I’m delighted to be the winner of the Individual category at the inaugural Open Technology Awards. If you’re involved with containers, Kubernetes and cloud native infrastructure you might have come across my work, but for those of you outside that world let me give you a brief insight – and then talk about why I think cloud native computing sets a great example for the improving power of open source in society.
My “day job” is running the open source engineering team at Aqua Security, where we specialize in cloud native security software. I’m the author of a book on Container Security, and I’ve done a number of talks aiming to demystify areas of technology through live-coding – for example, if you’re a developer and you’re not entirely sure what a container really is, you might find this video useful. And over the last few years I’ve been heavily involved with the Cloud Native Computing Foundation (CNCF), most recently as the Chair of the Technical Oversight Committee. The CNCF is part of the Linux Foundation, and it’s the home of many of the open source projects that enable cloud native computing, perhaps most notably Kubernetes.
I love the combination of these roles – as an engineer, first and foremost, I love to dive into areas of technology, and in the last few years I’ve realised I have something of a knack for explaining technical concepts to other people. Sometimes people reach out on social media (or in person, back in the days when we used to go to physical events!) and tell me that they’ve enjoyed and learnt something from one of my talks, and I can’t express how rewarding that is. And through my work with Aqua and with the CNCF, I have an amazing vantage point over the role that open source plays in today’s general move “to the cloud” across all industries.
The interaction between open source and commercial success is a topic I’ve found increasingly interesting. I recently gave a talk at the Linux Foundation Open Source Summit EU describing how open source works to complement our commercial strategy at Aqua. My team develops standalone, useful tools that solve real security problems (like container image vulnerability scanning or basic Kubernetes pen-testing). These are elements within an overall security platform, that an enterprise might come to need when they reach sufficient scale. Many organizations are still learning about cloud native and figuring out how they will transition to it, and our open source tools help them learn about the different aspects of security tooling that they might eventually need in production.

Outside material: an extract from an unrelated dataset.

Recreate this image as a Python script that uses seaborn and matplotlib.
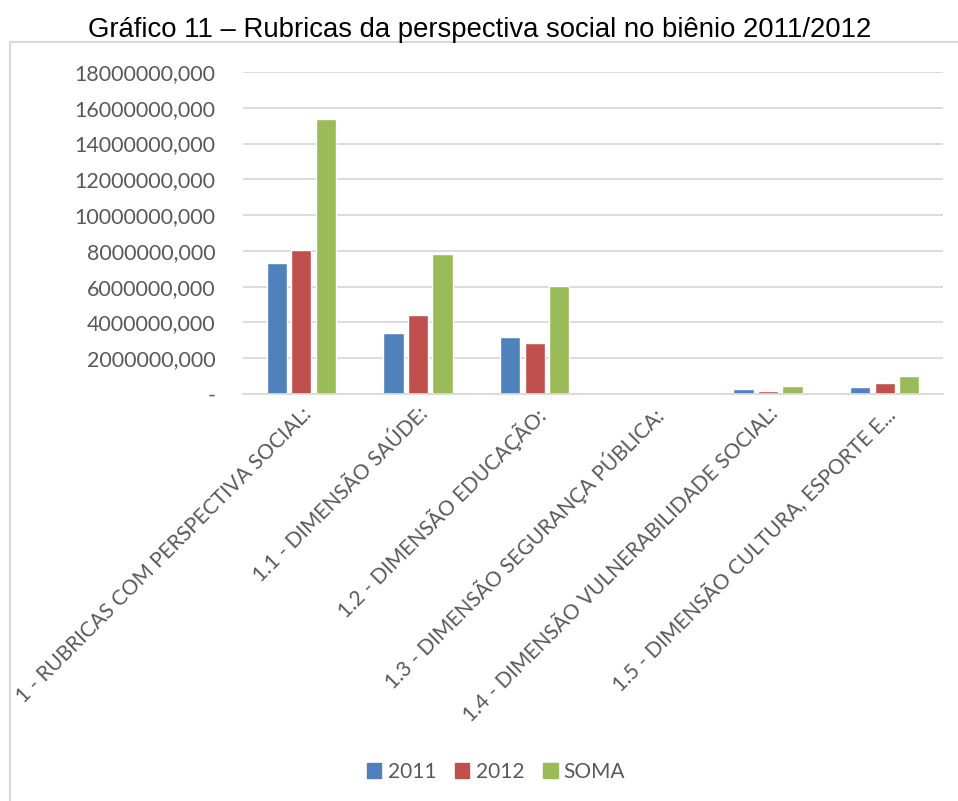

These potential customers are aware of open source projects like ours because the whole cloud native ecosystem has open source at its heart. This ecosystem is rooted in complex, collaborative open source projects like Kubernetes, Prometheus and Envoy, but it also enables hundreds of revenue-generating vendor companies to thrive. The open source side of the ecosystem enables tremendous innovation and common elements that quickly become de-facto standards. Simultaneously, enterprises across many different verticals are moving to cloud native and are willing to pay to make this transition. This keeps hundreds of vendor businesses in revenue and many thousands of people in (generally well-paid) employment. It’s a symbiotic relationship – this whole movement wouldn’t have taken off without the open source community that underpins it. This virtuous cycle gives me hope for the future.
Cloud native is just one part of the open source movement as a whole, but I think it’s a fabulous example of what open source can achieve in broader society, especially when it fires the imagination of folks outside the technology bubble. Business leaders who perhaps don’t care much for engineering are nevertheless very excited about the idea that cloud native can vastly accelerate the delivery of new capabilities to their customers. Imagine the improvements we can make across society if we can generate this kind of enthusiasm to adopt and invest in open source in other spheres. Healthcare, infrastructure, politics… anywhere that technology intersects with human interests there should be an opportunity for open source and collaboration to raise the game. And organisations like OpenUK, and the inspiring folks associated with it, help to make this happen.